This was before the Internet, so I had no idea what I was going to do to save these pans, or if they could be saved,

But I dumpster dived anyway, and got them out.  Looked just like yours.  When I got home I used a 1/4"  drill, wire brush wheel. flapper wheel, then a flexible grinding disk to smooth the insides.  Then fine sand paper and steel wool to finish.  Then I just added grease to them in oven to season at first.  They didn't get to non-stick stage until after many uses with re-coating and heating each time.

Had them over 30 years now and still non stick.  Never use detergent or soap on them.  Hot water and scrub, then dry on burner and lightly coat with grease. Lard is best (no salt).  Wipe a tad of grease on bottom each time too, to keep them from rusting, if stacked together and moisture forms

Side note:

My wife was very anemic when we met.  Had been her whole life.  After a year or two of eating from my cast iron pans (I used the almost exclusively when possible) she has never been anemic again in her blood work up.

The bad side of cast iron pans is...

That the older we get the harder they are to use.  Somehow they gain weigh equal to, or double our age.  LOL

*Moral of the story...*

Dumpster Diving, or in your case Barn Diving, PAYS OFF!








  

Edit by FPmich:

[sub]Oh Oh!  It looks like I responded to very old thread by mistake.  Saw someone looking at on current online members and didn't think to check dates.  Sorry Mods.[/sub]


----------



## reuse1restore (Jul 4, 2015)

So, I came I to pisesduon of this set.  Pardon the the floor shot, it was the best view.  Also made in Taiwan.  Supposed to have been "great grandma's".  I've read if it says "made in.. " that they are newer than 1960.  Also has concentric, obviously manufactured, in 8 inch skillet.  Any info?


----------



## reuse1restore (Jul 4, 2015)

Not sure if this post will upload, as my previous has been incarcerated for an unknown period of time as well.  Only the 8 inch skillet had concentric circles.  Recently acquired.


----------



## darwin101 (Jul 4, 2015)

Nice job saving those old pots. Take good care of them and give them to the grand kids. 
	

	
	
		
		



		
		
	


	





     I have 2 Very old pots from my Grand Mother, she passed some 30+ years back.  I use them frequently.

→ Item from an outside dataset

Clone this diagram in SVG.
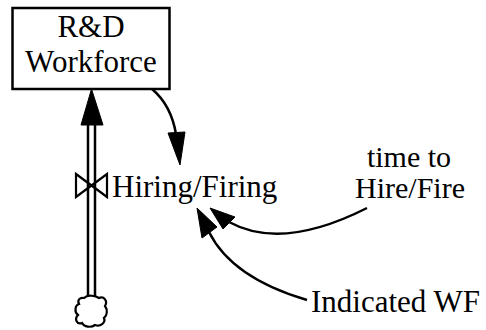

I have switched over to flax seed oil and I am very impressed with the finish, I won't use anything else now.


----------



## thinmattsbbq (Jul 30, 2015)

I several Cast Iron Pans, most of them are newer Lodge models, but I do have one Wagner ware that I got at Volunteers of America. I continue to scour Garage sales for a Dutch oven. I don't care about the shape it is in as long as it does not have any cracks. Plan to do just as you did if I find one.


----------